• [PROBLEM TO SOLVE] Return each line containing the string "this".

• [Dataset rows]
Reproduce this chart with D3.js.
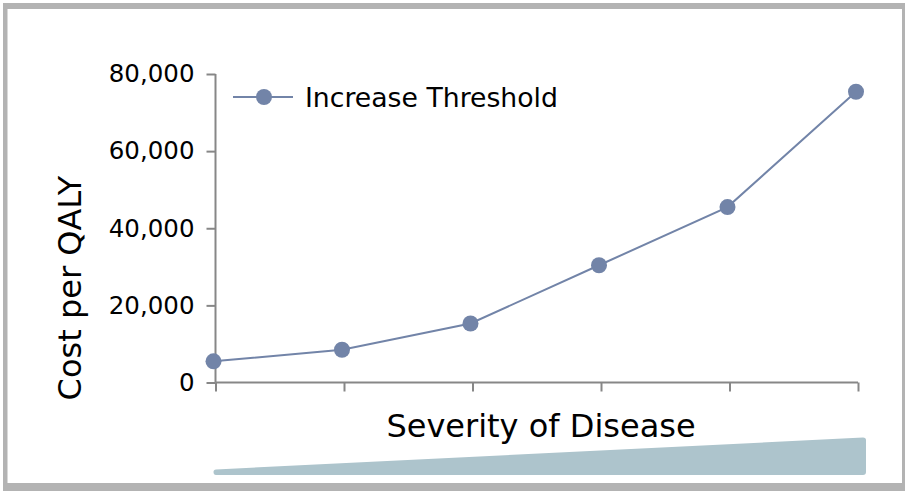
<!DOCTYPE html>
<html>
<head>
<meta charset="utf-8">
<script src="https://cdn.jsdelivr.net/npm/d3@7/dist/d3.min.js"></script>
<style>
  html, body { margin: 0; padding: 0; background: #fff; }
  svg { display: block; }
  text { font-family: "DejaVu Sans", Verdana, sans-serif; fill: #000; }
</style>
</head>
<body>
<svg id="chart" width="905" height="491"></svg>
<script>
// Severity levels along the x axis (unlabelled categories)
const severityLevels = ["1", "2", "3", "4", "5", "6"];
// Threshold cost per QALY at each severity level
const thresholdValues = [5500, 8500, 15300, 30400, 45500, 75400];
// Y axis ticks
const yTickValues = [0, 20000, 40000, 60000, 80000];
const seriesName = "Increase Threshold";
const yTitle = "Cost per QALY";
const xTitle = "Severity of Disease";

const svg = d3.select("#chart");
const seriesColor = "#7284a8";
const axisColor = "#878787";

// Panel frame
svg.append("rect").attr("x", 3).attr("y", 3).attr("width", 902).attr("height", 488).attr("fill", "#b3b3b3");
svg.append("rect").attr("x", 7.5).attr("y", 9).attr("width", 894.5).attr("height", 474).attr("fill", "#ffffff");

const x = d3.scalePoint().domain(severityLevels).range([215.5, 858]);
const y = d3.scaleLinear().domain([0, 80000]).range([382.5, 74]);

// Y axis
const yAxis = svg.append("g")
  .attr("transform", `translate(${x.range()[0]},0)`)
  .call(d3.axisLeft(y).tickValues(yTickValues).tickSize(9).tickPadding(12)
    .tickFormat(d3.format(",")));
yAxis.selectAll("path, line").attr("stroke", axisColor).attr("stroke-width", 2);
yAxis.select(".domain").attr("d", `M0,${y.range()[1]}V${y.range()[0]}`);
yAxis.selectAll("text").style("font-family", '"DejaVu Sans", Verdana, sans-serif')
  .style("font-size", "24.5px").attr("fill", "#000");

// X axis with blank tick labels
const xAxis = svg.append("g")
  .attr("transform", `translate(0,${y(0)})`)
  .call(d3.axisBottom(x).tickSize(9).tickFormat(() => ""));
xAxis.selectAll("path, line").attr("stroke", axisColor).attr("stroke-width", 2);
xAxis.select(".domain").attr("d", `M${x.range()[0]},0H${x.range()[1]}`);

// Axis titles
svg.append("text")
  .attr("transform", `translate(81,${288}) rotate(-90)`)
  .attr("text-anchor", "middle")
  .style("font-size", "32px")
  .text(yTitle);

svg.append("text")
  .attr("x", 541).attr("y", 437)
  .attr("text-anchor", "middle")
  .style("font-size", "32px")
  .text(xTitle);

// Severity wedge under the x title
const wedge = d3.path();
wedge.moveTo(216, 469.5);
wedge.lineTo(863, 437.5);
wedge.quadraticCurveTo(866, 437.5, 866, 440);
wedge.lineTo(866, 472);
wedge.quadraticCurveTo(866, 475, 863, 475);
wedge.lineTo(216, 475);
wedge.quadraticCurveTo(213.5, 475, 213.5, 472);
wedge.quadraticCurveTo(213.5, 469.5, 216, 469.5);
wedge.closePath();
svg.append("path").attr("d", wedge.toString()).attr("fill", "#adc4cc");

// Series line and markers
const pts = severityLevels.map((s, i) => ({ s, v: thresholdValues[i] }));
const line = d3.line().x(d => x(d.s) - 2).y(d => y(d.v));
svg.append("path").datum(pts)
  .attr("d", line)
  .attr("fill", "none")
  .attr("stroke", seriesColor)
  .attr("stroke-width", 2);
svg.append("g").selectAll("circle").data(pts).join("circle")
  .attr("cx", d => x(d.s) - 2)
  .attr("cy", d => y(d.v))
  .attr("r", 8)
  .attr("fill", seriesColor);

// Legend
const lg = svg.append("g");
lg.append("line").attr("x1", 233).attr("x2", 293).attr("y1", 97).attr("y2", 97)
  .attr("stroke", seriesColor).attr("stroke-width", 2);
lg.append("circle").attr("cx", 264).attr("cy", 97).attr("r", 8).attr("fill", seriesColor);
lg.append("text").attr("x", 305).attr("y", 107).style("font-size", "26.7px").text(seriesName);
</script>
</body>
</html>
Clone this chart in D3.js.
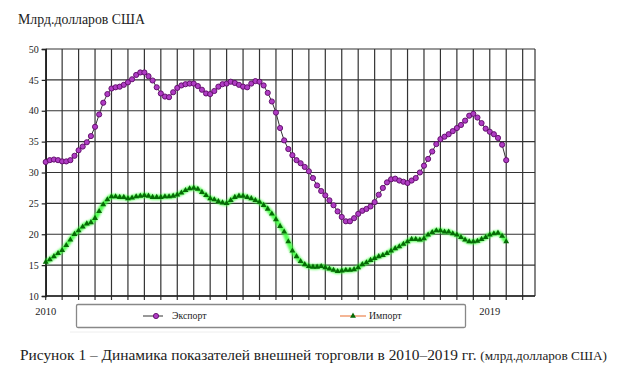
<!DOCTYPE html>
<html>
<head>
<meta charset="utf-8">
<script src="https://cdn.jsdelivr.net/npm/d3@7"></script>
<style>
  body { margin: 0; background: #fff; }
  svg text { font-family: "Liberation Serif", "DejaVu Serif", serif; fill: #222; }
</style>
</head>
<body>
<div id="chart"></div>
<script>
// monthly values, Jan 2010 .. May 2019
var exportVals = [
  31.7, 32.0, 32.1, 32.0, 31.8, 31.8, 32.0, 32.7, 33.6, 34.2, 34.9, 35.9,
  37.4, 39.4, 41.3, 42.7, 43.6, 43.8, 43.9, 44.2, 44.6, 45.1, 45.8, 46.2,
  46.2, 45.6, 44.9, 43.8, 42.8, 42.3, 42.2, 43.0, 43.7, 44.1, 44.3, 44.4,
  44.4, 44.0, 43.4, 42.8, 42.7, 43.2, 43.9, 44.3, 44.4, 44.7, 44.5, 44.2,
  43.9, 43.8, 44.4, 44.8, 44.7, 44.1, 42.9, 41.5, 39.7, 37.2, 35.2, 33.8,
  32.8, 32.0, 31.5, 30.9, 30.2, 29.1, 27.9, 27.0, 26.3, 25.5, 24.7, 23.7,
  22.8, 22.1, 22.1, 22.6, 23.3, 23.8, 24.1, 24.5, 25.2, 26.4, 27.5, 28.4,
  28.9, 29.0, 28.7, 28.5, 28.3, 28.7, 29.1, 30.0, 31.1, 32.2, 33.4, 34.6,
  35.4, 35.8, 36.2, 36.7, 37.2, 37.7, 38.4, 39.2, 39.5, 38.9, 38.0, 37.1,
  36.6, 36.2, 35.6, 34.5, 32.0
];

var importVals = [
  15.5, 15.9, 16.4, 16.9, 17.4, 18.2, 19.1, 20.0, 20.6, 21.2, 21.7, 21.9,
  22.6, 23.7, 24.8, 25.6, 26.1, 26.1, 26.0, 26.0, 25.8, 25.9, 26.1, 26.2,
  26.3, 26.2, 26.0, 26.0, 26.0, 26.1, 26.1, 26.2, 26.4, 26.7, 27.1, 27.4,
  27.5, 27.3, 26.8, 26.3, 25.8, 25.6, 25.3, 25.1, 25.0, 25.5, 26.0, 26.2,
  26.2, 26.0, 25.8, 25.5, 25.2, 24.7, 24.1, 23.3, 22.4, 21.3, 20.4, 18.8,
  17.3, 16.4, 15.6, 15.1, 14.8, 14.7, 14.7, 14.8, 14.6, 14.4, 14.2, 14.0,
  14.1, 14.2, 14.2, 14.3, 14.6, 15.1, 15.4, 15.8, 16.1, 16.4, 16.6, 16.9,
  17.3, 17.7, 18.0, 18.4, 18.8, 19.2, 19.2, 19.1, 19.3, 19.9, 20.3, 20.6,
  20.6, 20.4, 20.4, 20.1, 19.9, 19.5, 19.1, 18.8, 18.8, 18.9, 19.2, 19.5,
  19.9, 20.1, 20.2, 19.7, 18.8
];

var yTicks = [10, 15, 20, 25, 30, 35, 40, 45, 50];
var yearLabels = [{ i: 0, text: "2010" }, { i: 108, text: "2019" }];
var seriesNames = ["Экспорт", "Импорт"];
var unitTitle = "Млрд.долларов США";
var caption = "Рисунок 1 – Динамика показателей внешней торговли в 2010–2019 гг.";
var captionUnit = "(млрд.долларов США)";

var nMonths = 119;
var width = 620,
  height = 378;

var x = d3.scaleLinear().domain([0, nMonths]).range([45.7, 535]);
var y = d3.scaleLinear().domain([10, 50]).range([296, 49]);

var svg = d3.select("#chart").append("svg")
  .attr("width", width)
  .attr("height", height);

// soft glow for the import line
var defs = svg.append("defs");
defs.append("filter")
  .attr("id", "glow")
  .attr("x", "-5%").attr("y", "-20%")
  .attr("width", "110%").attr("height", "140%")
  .append("feGaussianBlur")
  .attr("stdDeviation", 1.2);

// unit title, sized to span the same width as in the source (~127px)
var title = svg.append("text")
  .attr("x", 18)
  .attr("y", 24)
  .style("font-size", "14px")
  .text(unitTitle);
var tw = title.node().getComputedTextLength();
if (tw > 0) title.style("font-size", (14 * 127 / tw).toFixed(2) + "px");

// grid
var grid = svg.append("g").attr("class", "grid");

grid.selectAll(".hline")
  .data(yTicks)
  .enter().append("line")
  .attr("x1", x(0))
  .attr("x2", x(nMonths))
  .attr("y1", function(d) { return y(d); })
  .attr("y2", function(d) { return y(d); })
  .attr("stroke", "#333")
  .attr("stroke-width", 1.2);

var vIdx = d3.range(0, nMonths, 4);

grid.selectAll(".vline")
  .data(vIdx)
  .enter().append("line")
  .attr("x1", function(d) { return x(d); })
  .attr("x2", function(d) { return x(d); })
  .attr("y1", y(50))
  .attr("y2", y(10) + 4)
  .attr("stroke", "#333")
  .attr("stroke-width", 1.2);

// right border
grid.append("line")
  .attr("x1", x(nMonths)).attr("x2", x(nMonths))
  .attr("y1", y(50)).attr("y2", y(10))
  .attr("stroke", "#333")
  .attr("stroke-width", 1.2);

// y axis
var yAxis = svg.append("g")
  .attr("transform", "translate(" + x(0) + ",0)")
  .call(d3.axisLeft(y).tickValues(yTicks).tickSize(4).tickPadding(3));

yAxis.select(".domain").attr("stroke", "#222").attr("stroke-width", 1.6);
yAxis.selectAll(".tick line").attr("stroke", "#222").attr("stroke-width", 1.2);
yAxis.selectAll(".tick text")
  .style("font-family", "Liberation Serif, serif")
  .style("font-size", "10px")
  .attr("fill", "#333");

// bottom axis line
svg.append("line")
  .attr("x1", x(0)).attr("x2", x(nMonths))
  .attr("y1", y(10)).attr("y2", y(10))
  .attr("stroke", "#222")
  .attr("stroke-width", 1.6);

// year labels
svg.selectAll(".year")
  .data(yearLabels)
  .enter().append("text")
  .attr("x", function(d) { return x(d.i); })
  .attr("y", 315)
  .attr("text-anchor", "middle")
  .style("font-size", "10.5px")
  .text(function(d) { return d.text; });

var idx = function(d, i) { return x(i); };

// import: green glow line + triangles
var importLine = d3.line()
  .x(idx)
  .y(function(d) { return y(d); })
  .curve(d3.curveMonotoneX);

svg.append("path")
  .datum(importVals)
  .attr("d", importLine)
  .attr("fill", "none")
  .attr("stroke", "#33ff33")
  .attr("stroke-opacity", 0.85)
  .attr("stroke-width", 5)
  .attr("stroke-linejoin", "round")
  .attr("filter", "url(#glow)");

var tri = d3.symbol().type(d3.symbolTriangle).size(15);

svg.selectAll(".imp")
  .data(importVals)
  .enter().append("path")
  .attr("transform", function(d, i) { return "translate(" + x(i) + "," + y(d) + ")"; })
  .attr("d", tri)
  .attr("fill", "#066b06");

// export: thin line + circles
var exportLine = d3.line()
  .x(idx)
  .y(function(d) { return y(d); });

svg.append("path")
  .datum(exportVals)
  .attr("d", exportLine)
  .attr("fill", "none")
  .attr("stroke", "#333")
  .attr("stroke-width", 1);

svg.selectAll(".exp")
  .data(exportVals)
  .enter().append("circle")
  .attr("cx", function(d, i) { return x(i); })
  .attr("cy", function(d) { return y(d); })
  .attr("r", 2.6)
  .attr("fill", "#b03cc4")
  .attr("stroke", "#5c0a66")
  .attr("stroke-width", 0.9);

// legend
var legend = svg.append("g");

legend.append("rect")
  .attr("x", 76.5)
  .attr("y", 304.5)
  .attr("width", 389)
  .attr("height", 23)
  .attr("rx", 1.5)
  .attr("fill", "#fff")
  .attr("stroke", "#888")
  .attr("stroke-width", 1.3);

var ly = 316;

legend.append("line")
  .attr("x1", 143).attr("x2", 163)
  .attr("y1", ly).attr("y2", ly)
  .attr("stroke", "#333").attr("stroke-width", 1);
legend.append("circle")
  .attr("cx", 156).attr("cy", ly).attr("r", 2.6)
  .attr("fill", "#b03cc4").attr("stroke", "#5c0a66").attr("stroke-width", 0.9);
legend.append("text")
  .attr("x", 172).attr("y", ly + 3)
  .style("font-size", "9.8px")
  .text(seriesNames[0]);

legend.append("line")
  .attr("x1", 340).attr("x2", 366)
  .attr("y1", ly).attr("y2", ly)
  .attr("stroke", "#f2a27a").attr("stroke-width", 1.6);
legend.append("path")
  .attr("transform", "translate(353," + ly + ")")
  .attr("d", tri)
  .attr("fill", "#066b06");
legend.append("text")
  .attr("x", 369).attr("y", ly + 3)
  .style("font-size", "9.8px")
  .text(seriesNames[1]);

// faint separator line
svg.append("line")
  .attr("x1", 70).attr("x2", 400)
  .attr("y1", 332).attr("y2", 332)
  .attr("stroke", "#eee");

// caption
var cap = svg.append("text")
  .attr("x", 20)
  .attr("y", 360)
  .style("font-size", "15.4px");
cap.append("tspan").text(caption + " ");
cap.append("tspan").style("font-size", "13.2px").text(captionUnit);
</script>
</body>
</html>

• [COMPLETED TASK]
Reproduce this chart with D3.js.
Clone this chart in D3.js.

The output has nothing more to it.